We have an excellent success rate with applying for government funding to support early-stage feasibility studies which may then progress towards detailed feasibility and business case stages. 

We have a broad knowledge of product and service suppliers in the green hydrogen space and can help manage procurement processes to appoint suppliers and contractors. In the role of client engineer we can also oversee the development of operational projects based on direct experience of technology integration and project delivery of green hydrogen production supported by wind power.

See below for an overview of some of these projects.

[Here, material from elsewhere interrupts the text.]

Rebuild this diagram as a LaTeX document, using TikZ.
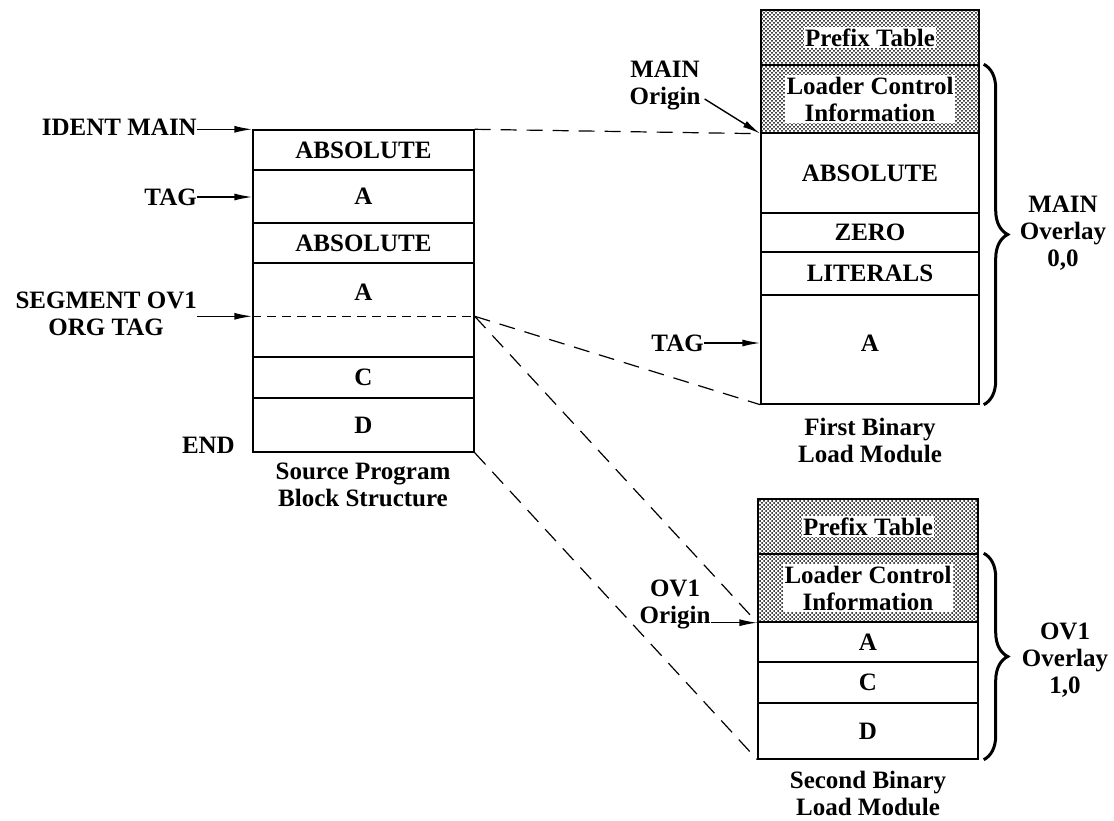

Industrial Heat and decarbonisation

The Green Distilleries programme awarded Locogen funding to assess the feasibility of switching from fuel oil to hydrogen burners, providing direct process heat for distillation, for Arbikie Distillery in Angus. A wind turbine will provide power for an electrolyser to produce green hydrogen onsite to displace oil. The wind turbine, boiler and burner are installed and hydrogen is due for production Sep 2023. 

We have also undertaken numerous studies for other distilleries, including Benbecula Distillery to assess the feasibility of using a thermal oil rather than conventional steam for heat through the indirect burning of hydrogen.

Hard-to-abate heavy vehicle transportation

Support from the Scottish Enterprise Zero Emissions Heavy Duty Vehicles Fund, Locogen undertook a feasibility study to investigate the potential to produce green hydrogen to act as a zero emission fuel for a term distribution company.

We have also worked with Aberdeen City Council who are developing their hydrogen transport infrastructure with a fleet of fuel cell buses and refuelling stations. Locogen was commissioned to consider the feasibility of using renewable energy generating technologies to feed electricity directly to the refuelling sites to reduce the cost and associated carbon emissions of this hydrogen production.

On-site hydrogen for renewable assets

Locogen was commissioned by Shetland Islands Council as technical leads for a pilot wind project to support the development and delivery of the Shetland Clean Energy Project which looks to transform the fuel oil dependant Islands into a world leading hydrogen fuel economy.

Over the next year Locogen will be working with a number of wind and solar asset owners on funded feasibility projects to explore how green hydrogen production can help to optimise the value of their operations.

Regional hydrogen hubs

Currently, Locogen is investigating the feasibility of local hydrogen hubs which will bring together, industry, stakeholders, businesses and local authorities  to deliver and operate a local energy system that meets the needs of the local community.